Test tubes for extracting and amplifying RNA from the wastewater to test for SARS CoV-2 tracing. Image by Rachel Vaughn.

As an interdisciplinarily trained food and waste scholar, exploring the political and material import of that which is rendered rotten, useless, lifeless or over-and-done has long propelled my research on waste metabolism and revalue. In this piece I analyze the scientific literature, the popular culture excitement swirling around wastewater epidemiology as a tool for viral tracing and pandemic ‘management’, and I consider the complex stakes involved. Reflecting on the essay’s recent publication, I continue to be struck by three key factors concerning wastewater tracing:

1) In spite of the sudden uptick in media coverage of this environmental monitoring tool, the methodology is neither new, nor is it without profound community intricacies and impacts.

2) As I write in the article, the presence (or absence) of viral particles in wastewater is not cut-and-dried information.
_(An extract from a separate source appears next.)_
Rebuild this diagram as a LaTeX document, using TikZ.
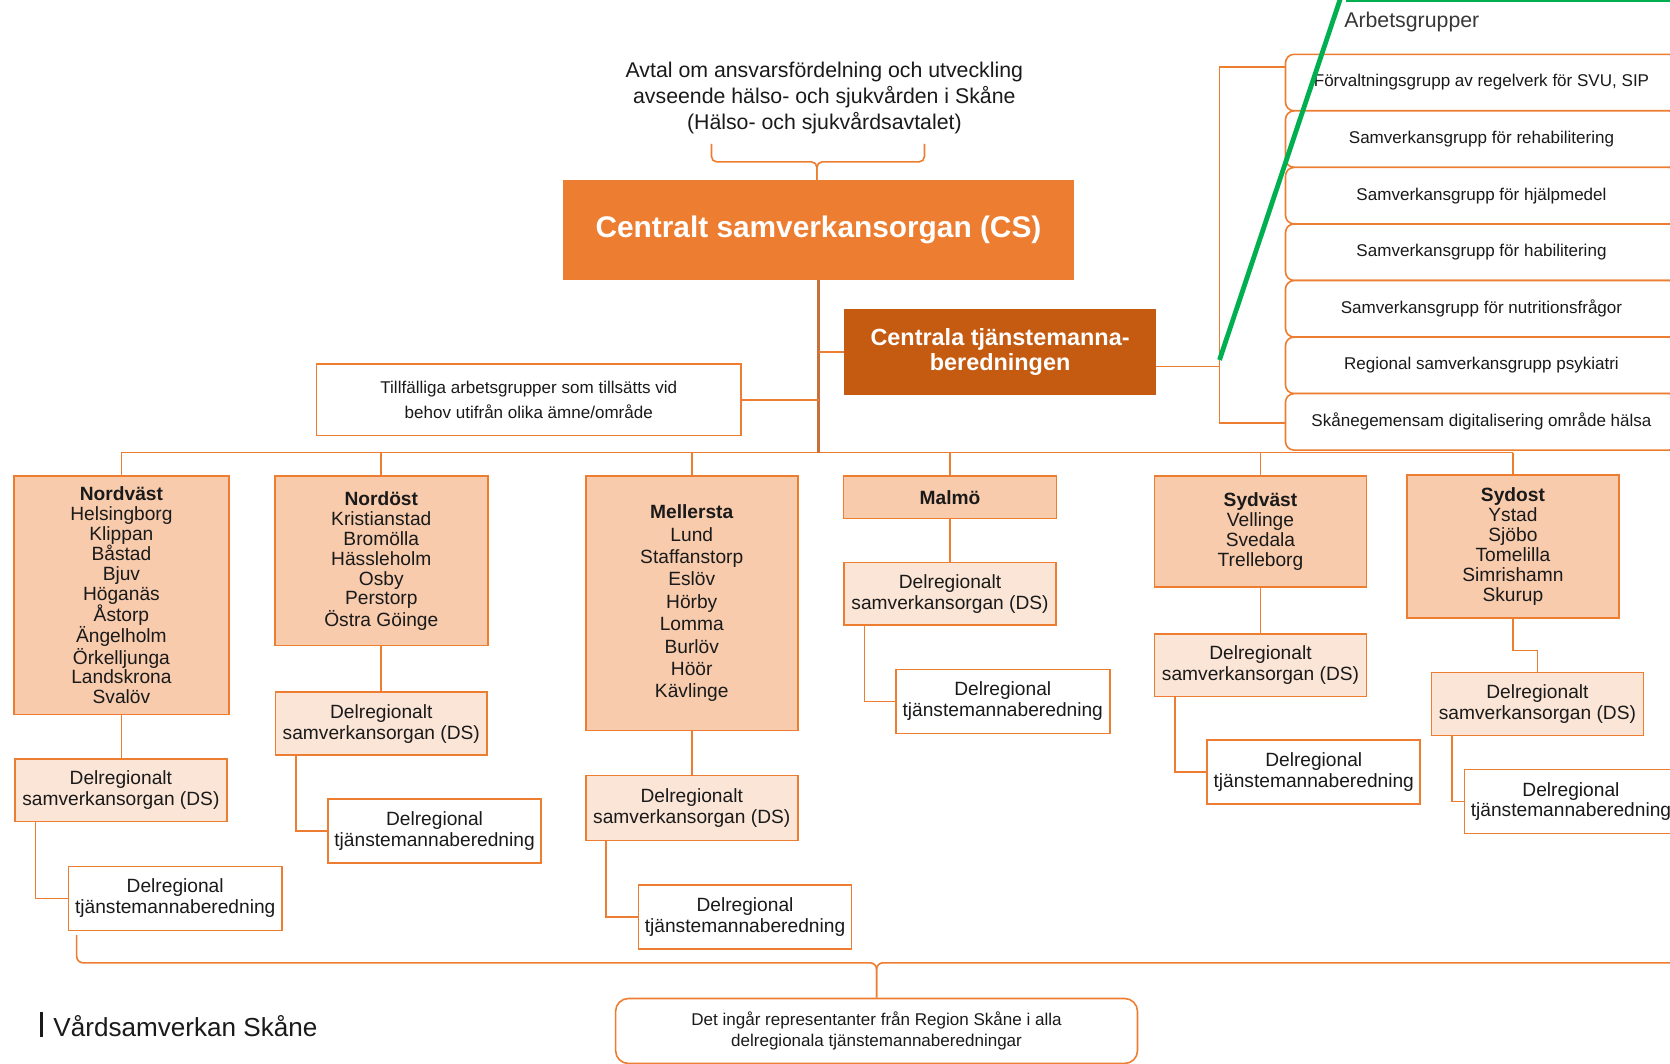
\documentclass[tikz,border=0pt]{standalone}
\usepackage{fontspec}
\setmainfont{Liberation Sans}
\usetikzlibrary{calc}
\definecolor{org}{HTML}{ED7D31}
\definecolor{dorg}{HTML}{C55A11}
\definecolor{regfill}{HTML}{F8CBAD}
\definecolor{dsfill}{HTML}{FBE5D6}
\definecolor{txt}{HTML}{1A1A1A}
\definecolor{grn}{HTML}{00B050}
\definecolor{trunkc}{HTML}{C8703A}
\tikzset{
 base/.style={draw=org, line width=1.5pt, inner sep=0pt, align=center, text=txt},
 regbox/.style={base, fill=regfill, font=\fontsize{18}{18.7}\selectfont},
 dsbox/.style={base, fill=dsfill, minimum width=199, minimum height=59, font=\fontsize{18}{19.8}\selectfont},
 dtbox/.style={base, fill=white, minimum width=200, minimum height=60, font=\fontsize{18}{19.5}\selectfont},
 grpbox/.style={base, fill=white, rounded corners=8pt, minimum width=368, minimum height=53, font=\fontsize{16}{19}\selectfont},
 conn/.style={draw=org, line width=1.5pt},
 trunkline/.style={draw=trunkc, line width=2.2pt},
}
\begin{document}
\begin{tikzpicture}[x=1pt,y=-1pt]
\useasboundingbox (0,0) rectangle (1568,999);
\clip (0,0) rectangle (1568,999);
\fill[white] (0,0) rectangle (1568,999);

% top text and central organs
\node[align=center, text=txt, font=\fontsize{20}{24.5}\selectfont, inner sep=0pt] (avtal) at (774,92)
  {Avtal om ansvarsfördelning och utveckling\\avseende hälso- och sjukvården i Skåne\\(Hälso- och sjukvårdsavtalet)};
\node[base, fill=org, text=white, minimum width=479, minimum height=92, font=\bfseries\fontsize{28}{32}\selectfont] (cs) at (768.5,216) {Centralt samverkansorgan (CS)};
\node[base, draw=dorg, fill=dorg, text=white, minimum width=292, minimum height=79, font=\bfseries\fontsize{22}{24}\selectfont] (ct) at (939,330.5) {Centrala tjänstemanna-\\beredningen};
\node[base, fill=white, minimum width=399, minimum height=67, font=\fontsize{16}{23}\selectfont] (tf) at (496.5,375.5) {Tillfälliga arbetsgrupper som tillsätts vid\\behov utifrån olika ämne/område};

% top brace
\coordinate (tbl) at (668,135);
\coordinate (tbr) at (868,135);
\coordinate (tbm) at (767,152);
\draw[conn, rounded corners=5pt] (tbl) |- (tbm) -- (tbm |- cs.north);
\draw[conn, rounded corners=5pt] (tbr) |- (tbm) -- (tbm |- cs.north);

% working groups
\node[anchor=west, text=black!78, font=\fontsize{20}{24}\selectfont, inner sep=0pt] (arb) at (1262,21) {Arbetsgrupper};
\node[grpbox] (g1) at (1391,77.5) {Förvaltningsgrupp av regelverk för SVU, SIP};
\node[grpbox] (g2) at (1391,130.6) {Samverkansgrupp för rehabilitering};
\node[grpbox] (g3) at (1391,183.7) {Samverkansgrupp för hjälpmedel};
\node[grpbox] (g4) at (1391,236.8) {Samverkansgrupp för habilitering};
\node[grpbox] (g5) at (1391,289.9) {Samverkansgrupp för nutritionsfrågor};
\node[grpbox] (g6) at (1391,343) {Regional samverkansgrupp psykiatri};
\node[grpbox] (g7) at (1391,396.1) {Skånegemensam digitalisering område hälsa};

\coordinate (bktop) at (1145,63);
\coordinate (bkmid) at (1145,344);
\coordinate (bkbot) at (1145,397);
\draw[conn] (g1.west |- bktop) -- (bktop) -- (bkbot) -- (g7.west |- bkbot);
\draw[conn] (ct.east |- bkmid) -- (bkmid);

% green marks
\draw[grn, line width=4.5pt] (1145,338) -- (1261.4,-10);
\draw[grn, line width=4pt] (1264,0) -- (1575,0);

% regions
\node[regbox, minimum width=202, minimum height=224] (nv) at (114,559)
 {\textbf{Nordväst}\\Helsingborg\\Klippan\\Båstad\\Bjuv\\Höganäs\\Åstorp\\Ängelholm\\Örkelljunga\\Landskrona\\Svalöv};
\node[regbox, minimum width=200, minimum height=159] (no) at (358,526.5)
 {\textbf{Nordöst}\\Kristianstad\\Bromölla\\Hässleholm\\Osby\\Perstorp\\Östra Göinge};
\node[regbox, minimum width=199, minimum height=239, font=\fontsize{18}{21}\selectfont] (me) at (649.5,566.5)
 {\textbf{Mellersta}\\Lund\\Staffanstorp\\Eslöv\\Hörby\\Lomma\\Burlöv\\Höör\\Kävlinge};
\node[regbox, minimum width=200, minimum height=40] (ma) at (892,467) {\textbf{Malmö}};
\node[regbox, minimum width=199, minimum height=104] (sv) at (1183.5,499)
 {\textbf{Sydväst}\\Vellinge\\Svedala\\Trelleborg};
\node[regbox, minimum width=199, minimum height=134] (so) at (1420.5,513)
 {\textbf{Sydost}\\Ystad\\Sjöbo\\Tomelilla\\Simrishamn\\Skurup};

% bus
\coordinate (busL) at (113,425);
\draw[conn] (nv.north |- busL) -- (so.north |- busL);
\foreach \r in {nv,no,me,ma,sv,so} {\draw[conn] (\r.north) -- (\r.north |- busL);}
\draw[trunkline] (cs.south) -- (cs.south |- busL);
\draw[conn] (cs.south |- ct.west) -- (ct.west);
\draw[conn] (tf.east) -- (cs.south |- tf.east);

% DS boxes
\node[dsbox] (nvds) at (113.5,742) {Delregionalt\\samverkansorgan (DS)};
\node[dsbox] (nods) at (358,679.5) {Delregionalt\\samverkansorgan (DS)};
\node[dsbox, minimum height=61] (meds) at (649.5,758.5) {Delregionalt\\samverkansorgan (DS)};
\node[dsbox] (mads) at (892,557.5) {Delregionalt\\samverkansorgan (DS)};
\node[dsbox] (svds) at (1183.5,624.5) {Delregionalt\\samverkansorgan (DS)};
\node[dsbox] (sods) at (1443.5,661) {Delregionalt\\samverkansorgan (DS)};

% DT boxes
\node[dtbox] (nvdt) at (164.5,843.5) {Delregional\\tjänstemannaberedning};
\node[dtbox] (nodt) at (408,780) {Delregional\\tjänstemannaberedning};
\node[dtbox] (medt) at (699.5,861) {Delregional\\tjänstemannaberedning};
\node[dtbox, minimum width=201] (madt) at (941.5,658.5) {Delregional\\tjänstemannaberedning};
\node[dtbox] (svdt) at (1233.5,725) {Delregional\\tjänstemannaberedning};
\node[dtbox] (sodt) at (1475,752.5) {Delregional\\tjänstemannaberedning};

% region -> DS
\foreach \r in {nv,no,me,ma,sv} {\draw[conn] (\r.south) -- (\r.south |- \r ds.north);}
\draw[conn] (so.south) -- ++(0,30) -| (sods.north);

% DS -> DT
\foreach \r in {nv,no,me,ma,sv,so} {\draw[conn] ([xshift=20pt]\r ds.south west) |- (\r dt.west);}

% bottom note
\node[base, fill=white, rounded corners=12pt, minimum width=490, minimum height=61, font=\fontsize{16}{20}\selectfont] (det) at (823,968)
 {Det ingår representanter från Region Skåne i alla\\delregionala tjänstemannaberedningar};
\coordinate (bbl) at (72,878);
\coordinate (bbr) at (1575,904);
\draw[conn, rounded corners=6pt] (bbl) |- (det.north |- bbr) -- (det.north);
\draw[conn, rounded corners=6pt] (bbr) -| (det.north);

% logo
\draw[txt, line width=2pt] (39,950) -- (39,974);
\node[anchor=west, text=txt, inner sep=0pt, font=\fontsize{24.5}{28}\selectfont] (logo) at (50,963) {Vårdsamverkan Skåne};
\end{tikzpicture}
\end{document}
Broader questions about the social life of disease and infrastructures of care are sparked by such evidence. For example, the presence of SARS-CoV-2 in wastewater reflects the public health initiatives in place, as well as those that are lacking. It should likewise prompt important public questions concerning the use of and control over biomonitoring data once collected; the original goals and motivations for that data collection; and the kinds of community (re)actions data release may prompt.

3) Finally, reading the science and writing about wastewater epidemiology has motivated me to continue to ask: Does viral tracing by way of wastewater prompt care? What kinds of care might this form of viral tracing prompt? That environmental monitoring has the power and technological capacity to offer snapshots of viral presence, or early signs of outbreak, is evident. However, does this data also increase policing and surveillance, and if so, of whom and to what end? Does sewer-shed monitoring in pandemic times, for instance, amount to greater, faster, more equitably available public or collective pandemic healthcare resources and protections; or does it simply increase individual-centric healthcare monitoring for those who have the means? What can we make of policing initiatives around the world that have long utilized this methodology to root out evidence of drug use? Has increased policing by way of sewer-shed monitoring to detect specific compounds found in drugs like opioids, for instance, ultimately changed the multifaceted landscape of addiction or the care it calls for within the communities impacted? Similarly, does increased surveillance alter the landscape of viral transmission? And in what way? These are just a few of the questions that persist now that the essay is circulating in the world, and as I pursue ongoing exploration of the multiple meanings of wastewater data, the microbes detected, the privatized biotechnological patents this data may spark, and the various forms of surveillance (epidemiological, microbial, community) it signifies.

Acknowledgements: I thank the fantastic editorial staff of Visualizing the Virus for all of their hard work. I extend a hearty thanks to our fearless leader Angeliki Balayannis—for her inspirational research and curatorial labor in weaving this waste cluster together, and for bringing it to life in such complex times.